### DATASET EXCERPTS:

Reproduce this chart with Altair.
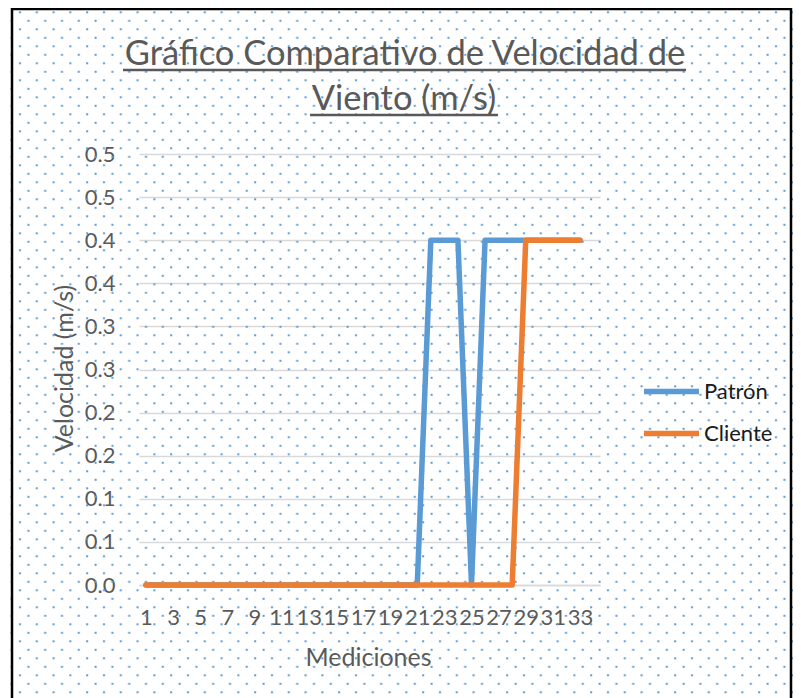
import base64
import altair as alt
import pandas as pd

# ---------------- data ----------------
mediciones = list(range(1, 34))
patron = [0, 0, 0, 0, 0, 0, 0, 0, 0, 0,
          0, 0, 0, 0, 0, 0, 0, 0, 0, 0,
          0, 0.4, 0.4, 0.4, 0, 0.4, 0.4, 0.4, 0.4, 0.4,
          0.4, 0.4, 0.4]
cliente = [0, 0, 0, 0, 0, 0, 0, 0, 0, 0,
           0, 0, 0, 0, 0, 0, 0, 0, 0, 0,
           0, 0, 0, 0, 0, 0, 0, 0, 0.4, 0.4,
           0.4, 0.4, 0.4]
series_names = ["Patrón", "Cliente"]
series_colors = ["#5B9BD5", "#ED7D31"]
x_tick_values = [1, 3, 5, 7, 9, 11, 13, 15, 17, 19, 21, 23, 25, 27, 29, 31, 33]
y_tick_values = [0.0, 0.05, 0.1, 0.15, 0.2, 0.25, 0.3, 0.35, 0.4, 0.45, 0.5]
y_tick_labels = ["0.0", "0.1", "0.1", "0.2", "0.2", "0.3", "0.3", "0.4", "0.4", "0.5", "0.5"]
title_lines = ["Gráfico Comparativo de Velocidad de", "Viento (m/s)"]

df = pd.concat([
    pd.DataFrame({"medicion": mediciones, "velocidad": patron, "serie": series_names[0]}),
    pd.DataFrame({"medicion": mediciones, "velocidad": cliente, "serie": series_names[1]}),
], ignore_index=True)

one = pd.DataFrame({"k": [0]})
GRAY = "#595959"
FONT = "Lato"

label_expr = "[" + ",".join(f"'{l}'" for l in y_tick_labels) + "][round(datum.value*20)]"

# dotted background pattern (decoration)
svg = (
    "<svg xmlns='http://www.w3.org/2000/svg' width='785' height='690'>"
    "<defs><pattern id='p' width='16.8' height='17' patternUnits='userSpaceOnUse'>"
    "<rect x='11' y='3.3' width='2' height='2' fill='#5B9BD5'/>"
    "<rect x='2.6' y='11.8' width='2' height='2' fill='#5B9BD5'/>"
    "</pattern></defs><rect width='785' height='690' fill='url(#p)'/></svg>"
)
data_uri = "data:image/svg+xml;base64," + base64.b64encode(svg.encode()).decode()

bg = alt.Chart(one).mark_image(width=785, height=690, aspect=False, align="left", baseline="top").encode(
    x=alt.value(-131), y=alt.value(-146), url=alt.value(data_uri)
)
border = alt.Chart(one).mark_rect(filled=False, stroke="black", strokeWidth=2.5).encode(
    x=alt.value(-127), x2=alt.value(652), y=alt.value(-145), y2=alt.value(560)
)

x_enc = alt.X(
    "medicion:Q",
    scale=alt.Scale(domain=[0.484, 34.475], nice=False, zero=False),
    axis=alt.Axis(
        values=x_tick_values, format="d", grid=False, ticks=False,
        domainColor="#D9D9D9", domainWidth=1.5,
        labelFontSize=22, labelColor=GRAY, labelPadding=22,
        labelOverlap=False, labelFlush=False, labelBound=False,
        title="Mediciones", titleFontSize=25, titleColor=GRAY, titleFontWeight="normal",
        titleX=229, titleY=72, titleBaseline="middle", titleAlign="center",
    ),
)
y_enc = alt.Y(
    "velocidad:Q",
    scale=alt.Scale(domain=[0, 0.5], nice=False),
    axis=alt.Axis(
        values=y_tick_values, labelExpr=label_expr, grid=True,
        gridColor="#D9D9D9", gridWidth=1.5, ticks=False, domain=False,
        labelFontSize=22, labelColor=GRAY, labelPadding=24, labelOverlap=False,
        title="Velocidad (m/s)", titleFontSize=25, titleColor=GRAY, titleFontWeight="normal",
        titleAngle=270, titleX=-75, titleY=214, titleAlign="center", titleBaseline="middle",
    ),
)
color_enc = alt.Color(
    "serie:N",
    scale=alt.Scale(domain=series_names, range=series_colors),
    legend=alt.Legend(
        orient="none", legendX=502, legendY=207, title=None,
        symbolType="stroke", symbolSize=3025, symbolStrokeWidth=5.5,
        labelFontSize=22, labelColor="#1a1a1a", labelOffset=2,
        rowPadding=-2, padding=0,
    ),
)

base = alt.Chart(df)
line_p = base.transform_filter(alt.datum.serie == series_names[0]).mark_line(
    strokeWidth=5.5, strokeCap="round", strokeJoin="round"
).encode(x=x_enc, y=y_enc, color=color_enc)
line_c = base.transform_filter(alt.datum.serie == series_names[1]).mark_line(
    strokeWidth=5.5, strokeCap="round", strokeJoin="round"
).encode(x=x_enc, y=y_enc, color=color_enc)

t1 = alt.Chart(one).mark_text(fontSize=34.5, font=FONT, color=GRAY, align="center", baseline="alphabetic").encode(
    x=alt.value(266), y=alt.value(-89), text=alt.value(title_lines[0])
)
t2 = alt.Chart(one).mark_text(fontSize=34.5, font=FONT, color=GRAY, align="center", baseline="alphabetic").encode(
    x=alt.value(265), y=alt.value(-44), text=alt.value(title_lines[1])
)
u1 = alt.Chart(one).mark_rule(color=GRAY, strokeWidth=2.5).encode(
    x=alt.value(-16), x2=alt.value(547), y=alt.value(-84)
)
u2 = alt.Chart(one).mark_rule(color=GRAY, strokeWidth=2.5).encode(
    x=alt.value(171), x2=alt.value(359), y=alt.value(-39)
)

chart = alt.layer(bg, border, line_p, line_c, t1, t2, u1, u2).properties(
    width=461, height=431,
    padding={"left": 131, "top": 146, "right": 193, "bottom": 113},
    autosize="none",
).configure(font=FONT).configure_view(stroke=None)

chart.save("out.html", embed_options={"renderer": "svg", "actions": False})
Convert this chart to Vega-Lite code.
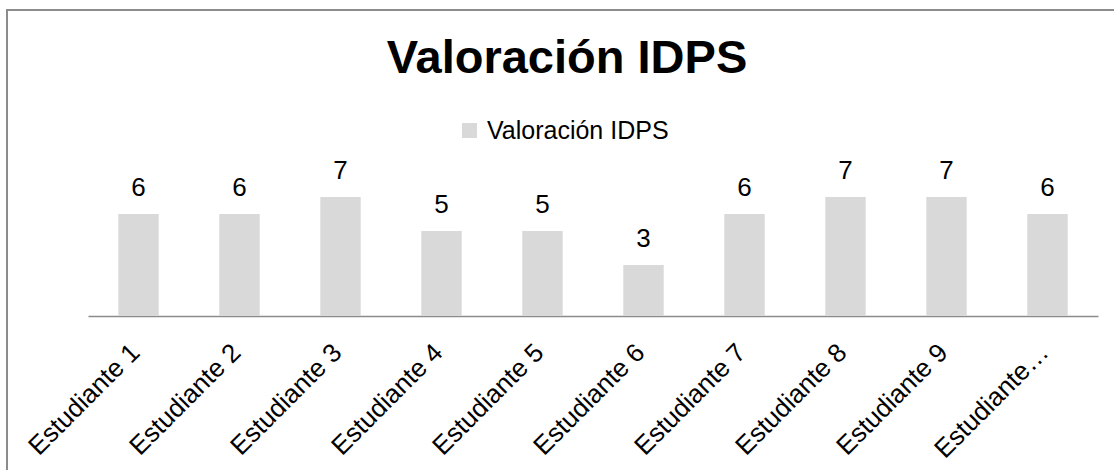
{
  "$schema": "https://vega.github.io/schema/vega-lite/v6.json",
  "autosize": "none",
  "padding": {"left": 7, "top": 10, "right": 0, "bottom": 0},
  "width": 1120,
  "height": 470,
  "background": "white",
  "config": {
    "font": "Liberation Sans",
    "view": {"stroke": "#8c8c8c", "strokeWidth": 2}
  },
  "title": {
    "text": "Valoración IDPS",
    "fontSize": 47,
    "fontWeight": "bold",
    "color": "#000000",
    "anchor": "middle",
    "frame": "group",
    "baseline": "alphabetic",
    "offset": -110,
    "font": "Liberation Sans"
  },
  "data": {
    "values": [
      {"estudiante": "Estudiante 1", "valor": 6, "serie": "Valoración IDPS"},
      {"estudiante": "Estudiante 2", "valor": 6, "serie": "Valoración IDPS"},
      {"estudiante": "Estudiante 3", "valor": 7, "serie": "Valoración IDPS"},
      {"estudiante": "Estudiante 4", "valor": 5, "serie": "Valoración IDPS"},
      {"estudiante": "Estudiante 5", "valor": 5, "serie": "Valoración IDPS"},
      {"estudiante": "Estudiante 6", "valor": 3, "serie": "Valoración IDPS"},
      {"estudiante": "Estudiante 7", "valor": 6, "serie": "Valoración IDPS"},
      {"estudiante": "Estudiante 8", "valor": 7, "serie": "Valoración IDPS"},
      {"estudiante": "Estudiante 9", "valor": 7, "serie": "Valoración IDPS"},
      {"estudiante": "Estudiante 10", "valor": 6, "serie": "Valoración IDPS"}
    ]
  },
  "encoding": {
    "x": {
      "field": "estudiante",
      "type": "nominal",
      "sort": null,
      "scale": {"range": [81, 1091], "paddingInner": 0.6, "paddingOuter": 0.3},
      "axis": {
        "title": null,
        "domain": true,
        "domainColor": "#8c8c8c",
        "domainWidth": 1.5,
        "ticks": false,
        "tickSize": 0,
        "grid": false,
        "labelAngle": -45,
        "labelAlign": "right",
        "labelBaseline": "middle",
        "labelFontSize": 26,
        "labelFont": "Liberation Sans",
        "labelColor": "#000000",
        "labelPadding": 32,
        "labelOffset": -3,
        "labelLimit": 152,
        "labelOverlap": false,
        "labelBound": false,
        "offset": -164
      }
    },
    "y": {
      "field": "valor",
      "type": "quantitative",
      "scale": {"domain": [0, 18], "range": [306, 0]},
      "axis": null
    }
  },
  "layer": [
    {
      "mark": {"type": "bar"},
      "encoding": {
        "color": {
          "field": "serie",
          "type": "nominal",
          "scale": {"range": ["#d9d9d9"]},
          "legend": {
            "orient": "none",
            "legendX": 450,
            "legendY": 108,
            "title": null,
            "direction": "horizontal",
            "symbolType": "square",
            "symbolSize": 225,
            "symbolStrokeWidth": 0,
            "labelFontSize": 25,
            "labelFont": "Liberation Sans",
            "labelColor": "#000000",
            "labelOffset": 5,
            "labelLimit": 400,
            "padding": 0
          }
        }
      }
    },
    {
      "mark": {"type": "text", "baseline": "alphabetic", "dy": -18, "fontSize": 26, "color": "#000000", "font": "Liberation Sans"},
      "encoding": {"text": {"field": "valor", "type": "quantitative"}}
    }
  ]
}
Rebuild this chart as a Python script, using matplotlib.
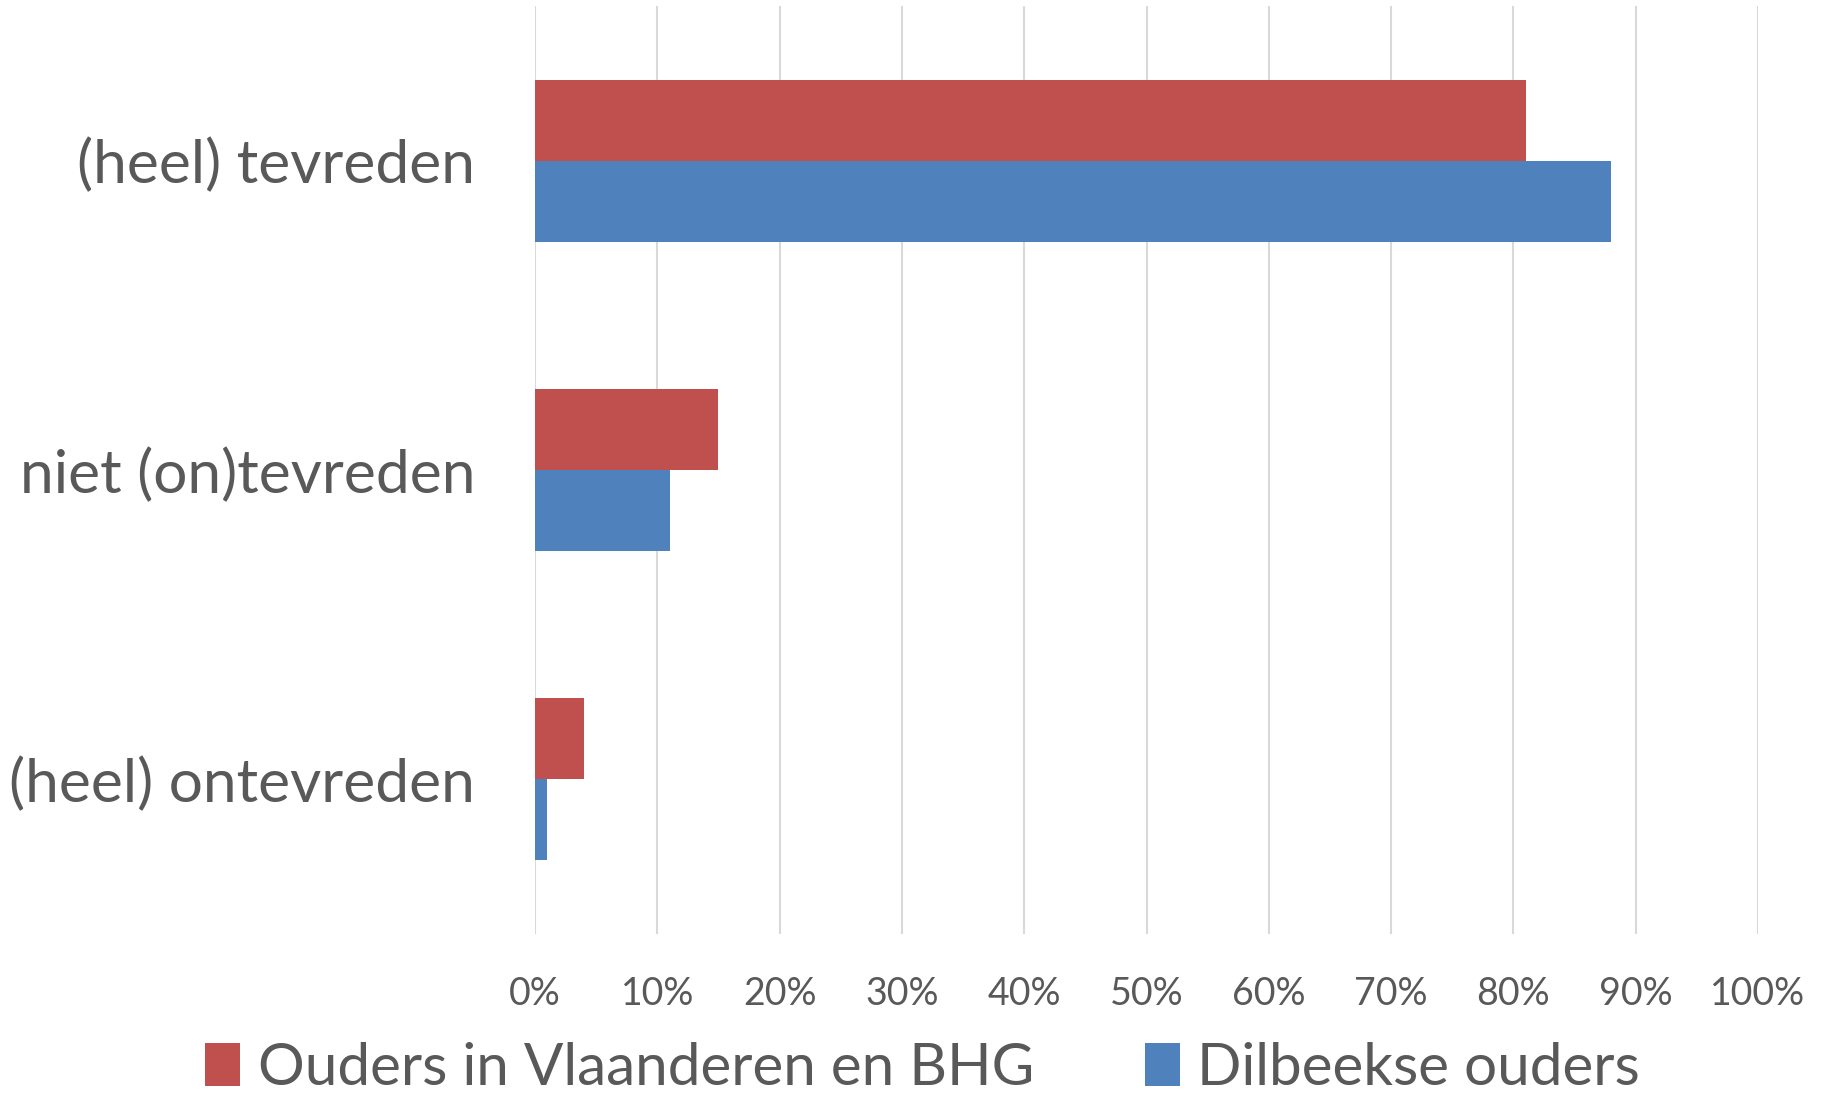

### INSTRUCTIONS FOR THE TASK:
From the first line of the listing above, repeat every line through the one holding "import pandas as pd". Both ends count, and pictures stay out.

### RESPONSE TO THE TASK:
Reproduce this chart with Altair.
import base64
import altair as alt
import pandas as pd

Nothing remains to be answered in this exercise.